Грудь тяжело вздымалась, под тяжестью ремней, а она не переставала так же неотрывно смотреть в потолок.
- Отпустите – пробормотала она на выдохе, после чего её дыхание постепенно выровнялось.
- Я, – доктор вздрогнул и его голос сначала сорвался на писк и он закашлялся, – Не могу, - закончил он с какой-то обреченностью в голосе.
- Ах да, вы же еще не умерли, – губы дрогнули в улыбке – Не знаете. Не умерли же, да, – прервав свою речь тихим смешком, сказала она, – Отпустите. Уже можно, – она засмеялась, оголив поблескивающие в сумраке зубы.
- Для.. начала ответьте… Она стала перебирать пальцам, будто наигрывая на фортепиано, и постоянно морщилась, иногда едва слышно ругалась.

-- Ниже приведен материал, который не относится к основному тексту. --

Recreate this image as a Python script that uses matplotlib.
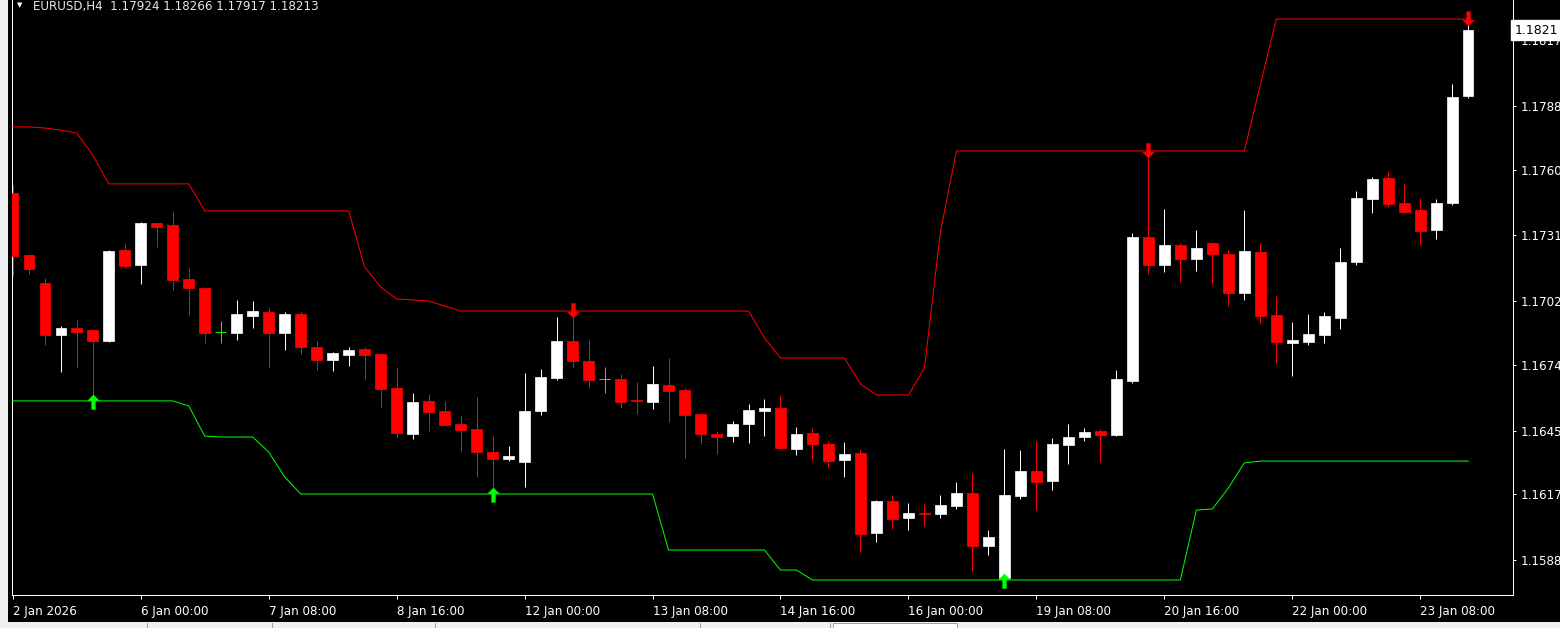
import matplotlib
matplotlib.use('Agg')
import matplotlib.pyplot as plt
from matplotlib.path import Path
from matplotlib.patches import Rectangle
import numpy as np

symbol = 'EURUSD,H4'

# H4 candles, left to right
opens = [1.17497, 1.17224, 1.17100, 1.16871, 1.16902, 1.16893, 1.16845, 1.17246, 1.17180, 1.17365,
         1.17356, 1.17118, 1.17078, 1.16885, 1.16880, 1.16955, 1.16973, 1.16880, 1.16964, 1.16818,
         1.16761, 1.16783, 1.16810, 1.16788, 1.16638, 1.16435, 1.16581, 1.16537, 1.16479, 1.16457,
         1.16356, 1.16325, 1.16312, 1.16537, 1.16682, 1.16845, 1.16757, 1.16678, 1.16678, 1.16583,
         1.16576, 1.16651, 1.16629, 1.16523, 1.16435, 1.16426, 1.16479, 1.16537, 1.16550, 1.16369,
         1.16440, 1.16391, 1.16321, 1.16352, 1.15999, 1.16140, 1.16065, 1.16087, 1.16083, 1.16118,
         1.16175, 1.15942, 1.15801, 1.16162, 1.16272, 1.16228, 1.16387, 1.16422, 1.16448, 1.16431,
         1.16669, 1.17303, 1.17180, 1.17268, 1.17206, 1.17277, 1.17228, 1.17056, 1.17237, 1.16959,
         1.16836, 1.16840, 1.16871, 1.16946, 1.17193, 1.17470, 1.17563, 1.17453, 1.17422, 1.17334,
         1.17453, 1.17924]
highs = [1.17532, 1.17228, 1.17122, 1.16911, 1.16937, 1.16898, 1.17246, 1.17277, 1.17369, 1.17369,
         1.17418, 1.17166, 1.17083, 1.16933, 1.17026, 1.17021, 1.16990, 1.16973, 1.16977, 1.16845,
         1.16796, 1.16818, 1.16818, 1.16792, 1.16730, 1.16616, 1.16611, 1.16581, 1.16519, 1.16598,
         1.16426, 1.16382, 1.16704, 1.16722, 1.16951, 1.16977, 1.16849, 1.16730, 1.16700, 1.16664,
         1.16735, 1.16770, 1.16638, 1.16523, 1.16448, 1.16493, 1.16567, 1.16589, 1.16607, 1.16466,
         1.16462, 1.16404, 1.16400, 1.16369, 1.16144, 1.16167, 1.16131, 1.16127, 1.16167, 1.16224,
         1.16263, 1.16012, 1.16369, 1.16365, 1.16404, 1.16418, 1.16479, 1.16462, 1.16457, 1.16717,
         1.17321, 1.17682, 1.17426, 1.17277, 1.17334, 1.17281, 1.17246, 1.17422, 1.17277, 1.17043,
         1.16929, 1.16964, 1.16973, 1.17255, 1.17506, 1.17567, 1.17594, 1.17541, 1.17475, 1.17470,
         1.17977, 1.18266]
lows = [1.17131, 1.17140, 1.16827, 1.16708, 1.16726, 1.16585, 1.16840, 1.17166, 1.17096, 1.17259,
        1.17070, 1.16959, 1.16836, 1.16836, 1.16849, 1.16902, 1.16726, 1.16805, 1.16788, 1.16717,
        1.16713, 1.16735, 1.16678, 1.16550, 1.16422, 1.16413, 1.16448, 1.16470, 1.16356, 1.16246,
        1.16171, 1.16316, 1.16202, 1.16519, 1.16673, 1.16726, 1.16638, 1.16616, 1.16550, 1.16523,
        1.16545, 1.16488, 1.16330, 1.16391, 1.16347, 1.16400, 1.16396, 1.16426, 1.16369, 1.16343,
        1.16321, 1.16285, 1.16246, 1.15915, 1.15959, 1.16017, 1.16012, 1.16030, 1.16065, 1.16105,
        1.15832, 1.15902, 1.15792, 1.16149, 1.16100, 1.16189, 1.16303, 1.16404, 1.16312, 1.16426,
        1.16660, 1.17140, 1.17149, 1.17105, 1.17153, 1.17096, 1.16999, 1.17026, 1.16924, 1.16748,
        1.16691, 1.16827, 1.16836, 1.16898, 1.17180, 1.17409, 1.17435, 1.17409, 1.17268, 1.17294,
        1.17444, 1.17917]
closes = [1.17219, 1.17162, 1.16871, 1.16902, 1.16885, 1.16845, 1.17241, 1.17175, 1.17365, 1.17347,
          1.17114, 1.17078, 1.16880, 1.16885, 1.16964, 1.16977, 1.16880, 1.16964, 1.16818, 1.16761,
          1.16792, 1.16805, 1.16783, 1.16633, 1.16440, 1.16576, 1.16532, 1.16475, 1.16453, 1.16356,
          1.16325, 1.16338, 1.16537, 1.16686, 1.16845, 1.16757, 1.16673, 1.16678, 1.16576, 1.16581,
          1.16656, 1.16625, 1.16519, 1.16435, 1.16422, 1.16479, 1.16541, 1.16550, 1.16374, 1.16435,
          1.16391, 1.16316, 1.16347, 1.15995, 1.16140, 1.16061, 1.16087, 1.16085, 1.16122, 1.16175,
          1.15942, 1.15982, 1.16167, 1.16272, 1.16224, 1.16391, 1.16422, 1.16444, 1.16431, 1.16678,
          1.17303, 1.17180, 1.17268, 1.17206, 1.17255, 1.17228, 1.17056, 1.17241, 1.16955, 1.16840,
          1.16849, 1.16876, 1.16955, 1.17193, 1.17475, 1.17559, 1.17448, 1.17413, 1.17329, 1.17453,
          1.17920, 1.18213]

# channel indicator (red = upper, green = lower)
upper_band = [1.17788, 1.17788, 1.17783, 1.17774, 1.17761, 1.17664, 1.17537, 1.17537, 1.17537, 1.17537,
              1.17537, 1.17537, 1.17418, 1.17418, 1.17418, 1.17418, 1.17418, 1.17418, 1.17418, 1.17418,
              1.17418, 1.17418, 1.17171, 1.17083, 1.17030, 1.17026, 1.17021, 1.16999, 1.16977, 1.16977,
              1.16977, 1.16977, 1.16977, 1.16977, 1.16977, 1.16977, 1.16977, 1.16977, 1.16977, 1.16977,
              1.16977, 1.16977, 1.16977, 1.16977, 1.16977, 1.16977, 1.16977, 1.16858, 1.16770, 1.16770,
              1.16770, 1.16770, 1.16770, 1.16656, 1.16607, 1.16607, 1.16607, 1.16726, 1.17325, 1.17682,
              1.17682, 1.17682, 1.17682, 1.17682, 1.17682, 1.17682, 1.17682, 1.17682, 1.17682, 1.17682,
              1.17682, 1.17682, 1.17682, 1.17682, 1.17682, 1.17682, 1.17682, 1.17682, 1.17973, 1.18263,
              1.18263, 1.18263, 1.18263, 1.18263, 1.18263, 1.18263, 1.18263, 1.18263, 1.18263, 1.18263,
              1.18263, 1.18263]
lower_band = [1.16581, 1.16581, 1.16581, 1.16581, 1.16581, 1.16581, 1.16581, 1.16581, 1.16581, 1.16581,
              1.16581, 1.16559, 1.16426, 1.16422, 1.16422, 1.16422, 1.16356, 1.16246, 1.16171, 1.16171,
              1.16171, 1.16171, 1.16171, 1.16171, 1.16171, 1.16171, 1.16171, 1.16171, 1.16171, 1.16171,
              1.16171, 1.16171, 1.16171, 1.16171, 1.16171, 1.16171, 1.16171, 1.16171, 1.16171, 1.16171,
              1.16171, 1.15924, 1.15924, 1.15924, 1.15924, 1.15924, 1.15924, 1.15924, 1.15836, 1.15836,
              1.15792, 1.15792, 1.15792, 1.15792, 1.15792, 1.15792, 1.15792, 1.15792, 1.15792, 1.15792,
              1.15792, 1.15792, 1.15792, 1.15792, 1.15792, 1.15792, 1.15792, 1.15792, 1.15792, 1.15792,
              1.15792, 1.15792, 1.15792, 1.15792, 1.16100, 1.16105, 1.16197, 1.16308, 1.16316, 1.16316,
              1.16316, 1.16316, 1.16316, 1.16316, 1.16316, 1.16316, 1.16316, 1.16316, 1.16316, 1.16316,
              1.16316, 1.16316]

buy_signals = [5, 30, 62]
sell_signals = [35, 71, 91]

time_labels = ['2 Jan 2026', '6 Jan 00:00', '7 Jan 08:00', '8 Jan 16:00', '12 Jan 00:00',
               '13 Jan 08:00', '14 Jan 16:00', '16 Jan 00:00', '19 Jan 08:00', '20 Jan 16:00',
               '22 Jan 00:00', '23 Jan 08:00']
time_label_bars = [0, 8, 16, 24, 32, 40, 48, 56, 64, 72, 80, 88]

price_ticks = [1.1817, 1.1788, 1.1760, 1.1731, 1.1702, 1.1674, 1.1645, 1.1617, 1.1588]

W, H = 1560, 628
fig = plt.figure(figsize=(W / 100, H / 100), dpi=100, facecolor='black')
ax = fig.add_axes([12 / W, 33 / H, (1513 - 12) / W, (H - 33) / H])
ax.set_facecolor('black')

o = np.array(opens)
h = np.array(highs)
l = np.array(lows)
c = np.array(closes)
idx = np.arange(len(o))

RED = '#ff0000'
WHITE = '#ffffff'
GREEN = '#00ff00'
px = 0.72  # one pixel in points

up = c > o
down = c < o
doji = c == o

# wicks
ax.vlines(idx[up], l[up], h[up], color=WHITE, lw=px, zorder=2)
ax.vlines(idx[down], l[down], h[down], color=RED, lw=px, zorder=2)
ax.vlines(idx[doji], l[doji], h[doji], color=GREEN, lw=px, zorder=2)

# bodies
bw = 0.66
ax.bar(idx[up], (c - o)[up], bottom=o[up], width=bw, color=WHITE, edgecolor=WHITE, lw=0.5, zorder=3)
ax.bar(idx[down], (o - c)[down], bottom=c[down], width=bw, color=RED, edgecolor=RED, lw=0.5, zorder=3)
ax.hlines(c[doji], idx[doji] - bw / 2, idx[doji] + bw / 2, color=GREEN, lw=px, zorder=3)

# channel lines
ax.plot(idx, upper_band, color=RED, lw=px, zorder=4)
ax.plot(idx, lower_band, color=GREEN, lw=px, zorder=4)

# signal arrows
up_verts = [(0, 0.45), (0.4, 0.05), (0.13, 0.05), (0.13, -0.55), (-0.13, -0.55),
            (-0.13, 0.05), (-0.4, 0.05), (0, 0.45)]
codes = [Path.MOVETO] + [Path.LINETO] * 6 + [Path.CLOSEPOLY]
up_arrow = Path(up_verts, codes)
down_arrow = Path([(x, -y) for x, y in up_verts], codes)

ub = np.array(upper_band)
lb = np.array(lower_band)
ax.plot(buy_signals, lb[buy_signals], ls='none', marker=up_arrow, ms=11.5,
        color=GREEN, mec=GREEN, mew=0.3, zorder=5)
ax.plot(sell_signals, ub[sell_signals], ls='none', marker=down_arrow, ms=11.5,
        color=RED, mec=RED, mew=0.3, zorder=5)

ax.set_xlim(-0.05, 93.8)
ax.set_ylim(1.15726, 1.18347)

# axes styling like the terminal
ax.spines['top'].set_visible(False)
for side in ['left', 'bottom', 'right']:
    ax.spines[side].set_color(WHITE)
    ax.spines[side].set_linewidth(px)

ax.yaxis.tick_right()
ax.set_yticks(price_ticks)
ax.set_yticklabels([f'{v:.4f}' for v in price_ticks])
ax.tick_params(axis='y', direction='out', length=2.2, width=px, color=WHITE,
               labelcolor=WHITE, labelsize=8.6, pad=3.5)

ax.set_xticks(time_label_bars)
ax.set_xticklabels(time_labels, ha='left')
ax.tick_params(axis='x', direction='out', length=3, width=px, color=WHITE,
               labelcolor=WHITE, labelsize=8.6, pad=4)

# current price box
ax.text(1.0012, c[-1], f'{c[-1]:.4f}', transform=ax.get_yaxis_transform(),
        va='center', ha='left', fontsize=9, color='black', clip_on=False, zorder=10,
        bbox=dict(boxstyle='square,pad=0.28', fc=WHITE, ec=WHITE))

# header
fig.text(33 / W, 1 - 10 / H, f'{symbol}  {o[-1]:.5f} {h[-1]:.5f} {l[-1]:.5f} {c[-1]:.5f}',
         color='#e6e6e6', fontsize=8.6, va='baseline', ha='left')
fig.text(20 / W, 1 - 5 / H, '\u25bc', color=WHITE, fontsize=5, va='center', ha='center')

# window frame bits
fig.patches.append(Rectangle((0, 0), 8 / W, 1, transform=fig.transFigure,
                             fc='#f0f0f0', ec='none', zorder=0))
fig.patches.append(Rectangle((0, 0), 1, 6 / H, transform=fig.transFigure,
                             fc='#f0f0f0', ec='none', zorder=0))
fig.patches.append(Rectangle((833 / W, 0), 124 / W, 5 / H, transform=fig.transFigure,
                             fc=WHITE, ec='#a0a0a0', lw=0.7, zorder=1))
for xt in [147, 272, 435, 700, 830]:
    fig.lines.append(plt.Line2D([xt / W, xt / W], [0, 5 / H], transform=fig.transFigure,
                                color='#a0a0a0', lw=0.7))

fig.savefig('out.png', dpi=100, facecolor='black')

- Фальшиво так, – прошептали её губы, – Я также фальшиво отвечу на все ваши вопросы, будучи свободной. Это написано на исписанных листках, просчитайте. Доктор уже был знаком с историей болезни и тысячи раз перечитывал различные заключение разных специалистов, все они гласили одно и то же. "Опасна для общества только во время приступов", - пестрили надписи на желтых листах. "В остальное время только для себя", - читал он между строк длинных названий болезней и других непонятных медицинских закорючек. Но после увиденного…
Решился и отпустил. На свой страх и риск.
Глубокий вздох, слегка подрагивающие пальцы тянутся к затылку и зарываются в короткие волосы, не переставая дрожать. На губах появляется расслабленная улыбка, и девушка, подобрав под себя ноги, утыкается носом в ложбинку между коленями, глубоко вдыхая запах собственной кожи.
- Мне нравится серый цвет, – начала она, потеревшись щекой о коленку. – Если, что-то стало серым значит, оно никогда не поменяет свой цвет. Серое всегда остается серым. Оно не предает и не меняется.
Спустив босые ступни на пол холодной палаты, она одним смазанным движением встала на ноги.
- А теперь я отвечу на ваши вопросы. Вы признаете меня здоровой и отпустите до следующего месяца, – она развернулась и автоматически поправила больничное оделяла, проведя тонкими пальцами по ремням, будто прощаясь, до следующего раза.
- А что вы видели? – Вопрос вырвался сам собой, смотря на её совсем нежизненную мудрость. На мудрость отстранено наблюдающую за ошибками человечества и даже не пытающуюся их исправить.
- Тоже самое спросил предыдущий доктор. А я писатель, умею рассказывать – ухмыльнувшись, ответила Ния Адамс, скользнув глазами по одиноко стоящей в углу разноцветной барышне, с чернильными разводами вместо глаз и широкой раной от ножа вместо рта.
Через пару часов девушка была отпущена на волю. Кисельный воздух сразу же забил легкие, мелькнули длинные черные волосы перед глазами и руки сразу же потянулись к голове, проверяя, что они ни капельки не отросли и все так же по-мальчишески коротки. Адамс аккуратно обошла нож в чернильных подтеках, лежавший прямо посреди улицы и постояла невдалеке от него, дожидаясь пока барышня заберет его и сделает себе нос, ибо дышать стало совсем невозможно.
А потом она, поправив длинную широкополую шляпу, отмахнулась от сбивчивой речи сидевшего там слона, пошла вперед по серой мостовой. Чуть позже она все-таки позволила слону перебраться в нагрудный карман и стряхнула с плеча пыль от сыпавших с неба звезд.
Как же я все-таки удачно прихватила с собой шляпу, - подумала девушка, наблюдая за звездопадом.